**What you will do:** Your task is to repeat all of the data exactly while excluding the pictures.

**Information supplied:**
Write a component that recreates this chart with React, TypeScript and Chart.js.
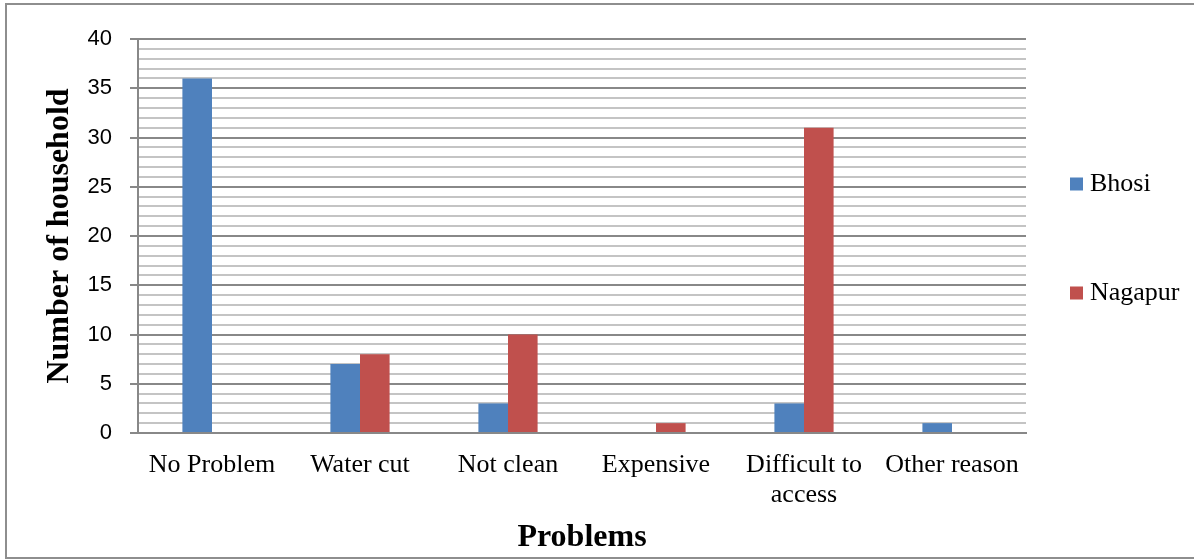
import React, { useEffect, useRef } from 'react';
import { Chart, registerables } from 'chart.js';

Chart.register(...registerables);

// ---- data ----
const categories: (string | string[])[] = [
  'No Problem',
  'Water cut',
  'Not clean',
  'Expensive',
  ['Difficult to', 'access'],
  'Other reason',
];
const seriesNames = ['Bhosi', 'Nagapur'];
const bhosiValues = [36, 7, 3, 0, 3, 1];
const nagapurValues = [0, 8, 10, 1, 31, 0];
const yMajorTicks = [0, 5, 10, 15, 20, 25, 30, 35, 40];
const yTitle = 'Number of household';
const xTitle = 'Problems';

// ---- styles ----
const BLUE = '#4F81BD';
const RED = '#C0504D';
const MAJOR = '#888888';
const MINOR = '#C4C4C4';
const SERIF = '"Liberation Serif", "Times New Roman", serif';
const SANS = '"Liberation Sans", Arial, sans-serif';

const sideLegend = {
  id: 'sideLegend',
  afterDraw(chart: any) {
    const { ctx, chartArea } = chart;
    const x = chartArea.right + 44;
    const cy = (chartArea.top + chartArea.bottom) / 2;
    const gap = 109;
    chart.data.datasets.forEach((ds: any, i: number) => {
      const y = cy - 52 + i * gap;
      ctx.save();
      ctx.fillStyle = ds.backgroundColor;
      ctx.fillRect(x, y - 6.5, 13, 13);
      ctx.fillStyle = '#000';
      ctx.font = '26px ' + SERIF;
      ctx.textBaseline = 'middle';
      ctx.textAlign = 'left';
      ctx.fillText(ds.label, x + 20, y);
      ctx.restore();
    });
  },
};

export default function App() {
  const ref = useRef<HTMLCanvasElement>(null);

  useEffect(() => {
    if (!ref.current) return;
    const chart = new Chart(ref.current, {
      type: 'bar',
      data: {
        labels: categories as any,
        datasets: [
          {
            label: seriesNames[0],
            data: bhosiValues,
            backgroundColor: BLUE,
            categoryPercentage: 0.4,
            barPercentage: 1,
          },
          {
            label: seriesNames[1],
            data: nagapurValues,
            backgroundColor: RED,
            categoryPercentage: 0.4,
            barPercentage: 1,
          },
        ],
      },
      options: {
        responsive: false,
        maintainAspectRatio: false,
        animation: false,
        layout: { padding: { top: 39, right: 168, left: 0, bottom: 0 } },
        plugins: {
          legend: { display: false },
          tooltip: { enabled: false },
          title: { display: false },
        },
        scales: {
          x: {
            grid: { display: false, drawTicks: false },
            border: { display: true, color: MAJOR, width: 2 },
            ticks: {
              color: '#000',
              font: { family: SERIF, size: 26, lineHeight: 1.15 },
              padding: 17,
              maxRotation: 0,
              minRotation: 0,
              autoSkip: false,
            },
            title: {
              display: true,
              text: xTitle,
              color: '#000',
              font: { family: SERIF, size: 32, weight: 'bold', lineHeight: 1.2 },
              padding: { top: 0, bottom: 2 },
            },
            afterFit: (scale: any) => {
              scale.height = 126;
            },
          },
          y: {
            min: 0,
            max: 40,
            ticks: {
              stepSize: 1,
              autoSkip: false,
              color: '#000',
              font: { family: SANS, size: 22 },
              padding: 18,
              callback: (v: any) => (yMajorTicks.includes(Number(v)) ? String(v) : ''),
            },
            grid: {
              color: (c: any) => (c.tick && c.tick.value % 5 === 0 ? MAJOR : MINOR),
              tickColor: (c: any) => (c.tick && c.tick.value % 5 === 0 ? MAJOR : 'rgba(0,0,0,0)'),
              lineWidth: 2,
              tickWidth: 2,
              tickLength: 8,
              drawTicks: true,
            },
            border: { display: true, color: MAJOR, width: 2 },
            title: {
              display: true,
              text: yTitle,
              color: '#000',
              font: { family: SERIF, size: 32, weight: 'bold', lineHeight: 1.2 },
              padding: { top: 41, bottom: 0 },
            },
            afterFit: (scale: any) => {
              scale.width = 138;
            },
          },
        },
      },
      plugins: [sideLegend],
    });
    return () => chart.destroy();
  }, []);

  return (
    <div
      style={{
        position: 'absolute',
        left: 0,
        top: 0,
        width: 1194,
        height: 559,
        overflow: 'hidden',
        background: '#fff',
      }}
    >
      <div
        style={{
          position: 'absolute',
          left: 5,
          top: 3,
          width: 1220,
          height: 556,
          border: '2px solid #8E8E8E',
          boxSizing: 'border-box',
        }}
      />
      <canvas
        ref={ref}
        width={1194}
        height={559}
        style={{ position: 'absolute', left: 0, top: 0, width: 1194, height: 559, display: 'block' }}
      />
    </div>
  );
}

**In response:**
Write a component that recreates this chart with React, TypeScript and Chart.js.
import React, { useEffect, useRef } from 'react';
import { Chart, registerables } from 'chart.js';

Chart.register(...registerables);

// ---- data ----
const categories: (string | string[])[] = [
  'No Problem',
  'Water cut',
  'Not clean',
  'Expensive',
  ['Difficult to', 'access'],
  'Other reason',
];
const seriesNames = ['Bhosi', 'Nagapur'];
const bhosiValues = [36, 7, 3, 0, 3, 1];
const nagapurValues = [0, 8, 10, 1, 31, 0];
const yMajorTicks = [0, 5, 10, 15, 20, 25, 30, 35, 40];
const yTitle = 'Number of household';
const xTitle = 'Problems';

// ---- styles ----
const BLUE = '#4F81BD';
const RED = '#C0504D';
const MAJOR = '#888888';
const MINOR = '#C4C4C4';
const SERIF = '"Liberation Serif", "Times New Roman", serif';
const SANS = '"Liberation Sans", Arial, sans-serif';

const sideLegend = {
  id: 'sideLegend',
  afterDraw(chart: any) {
    const { ctx, chartArea } = chart;
    const x = chartArea.right + 44;
    const cy = (chartArea.top + chartArea.bottom) / 2;
    const gap = 109;
    chart.data.datasets.forEach((ds: any, i: number) => {
      const y = cy - 52 + i * gap;
      ctx.save();
      ctx.fillStyle = ds.backgroundColor;
      ctx.fillRect(x, y - 6.5, 13, 13);
      ctx.fillStyle = '#000';
      ctx.font = '26px ' + SERIF;
      ctx.textBaseline = 'middle';
      ctx.textAlign = 'left';
      ctx.fillText(ds.label, x + 20, y);
      ctx.restore();
    });
  },
};

export default function App() {
  const ref = useRef<HTMLCanvasElement>(null);

  useEffect(() => {
    if (!ref.current) return;
    const chart = new Chart(ref.current, {
      type: 'bar',
      data: {
        labels: categories as any,
        datasets: [
          {
            label: seriesNames[0],
            data: bhosiValues,
            backgroundColor: BLUE,
            categoryPercentage: 0.4,
            barPercentage: 1,
          },
          {
            label: seriesNames[1],
            data: nagapurValues,
            backgroundColor: RED,
            categoryPercentage: 0.4,
            barPercentage: 1,
          },
        ],
      },
      options: {
        responsive: false,
        maintainAspectRatio: false,
        animation: false,
        layout: { padding: { top: 39, right: 168, left: 0, bottom: 0 } },
        plugins: {
          legend: { display: false },
          tooltip: { enabled: false },
          title: { display: false },
        },
        scales: {
          x: {
            grid: { display: false, drawTicks: false },
            border: { display: true, color: MAJOR, width: 2 },
            ticks: {
              color: '#000',
              font: { family: SERIF, size: 26, lineHeight: 1.15 },
              padding: 17,
              maxRotation: 0,
              minRotation: 0,
              autoSkip: false,
            },
            title: {
              display: true,
              text: xTitle,
              color: '#000',
              font: { family: SERIF, size: 32, weight: 'bold', lineHeight: 1.2 },
              padding: { top: 0, bottom: 2 },
            },
            afterFit: (scale: any) => {
              scale.height = 126;
            },
          },
          y: {
            min: 0,
            max: 40,
            ticks: {
              stepSize: 1,
              autoSkip: false,
              color: '#000',
              font: { family: SANS, size: 22 },
              padding: 18,
              callback: (v: any) => (yMajorTicks.includes(Number(v)) ? String(v) : ''),
            },
            grid: {
              color: (c: any) => (c.tick && c.tick.value % 5 === 0 ? MAJOR : MINOR),
              tickColor: (c: any) => (c.tick && c.tick.value % 5 === 0 ? MAJOR : 'rgba(0,0,0,0)'),
              lineWidth: 2,
              tickWidth: 2,
              tickLength: 8,
              drawTicks: true,
            },
            border: { display: true, color: MAJOR, width: 2 },
            title: {
              display: true,
              text: yTitle,
              color: '#000',
              font: { family: SERIF, size: 32, weight: 'bold', lineHeight: 1.2 },
              padding: { top: 41, bottom: 0 },
            },
            afterFit: (scale: any) => {
              scale.width = 138;
            },
          },
        },
      },
      plugins: [sideLegend],
    });
    return () => chart.destroy();
  }, []);

  return (
    <div
      style={{
        position: 'absolute',
        left: 0,
        top: 0,
        width: 1194,
        height: 559,
        overflow: 'hidden',
        background: '#fff',
      }}
    >
      <div
        style={{
          position: 'absolute',
          left: 5,
          top: 3,
          width: 1220,
          height: 556,
          border: '2px solid #8E8E8E',
          boxSizing: 'border-box',
        }}
      />
      <canvas
        ref={ref}
        width={1194}
        height={559}
        style={{ position: 'absolute', left: 0, top: 0, width: 1194, height: 559, display: 'block' }}
      />
    </div>
  );
}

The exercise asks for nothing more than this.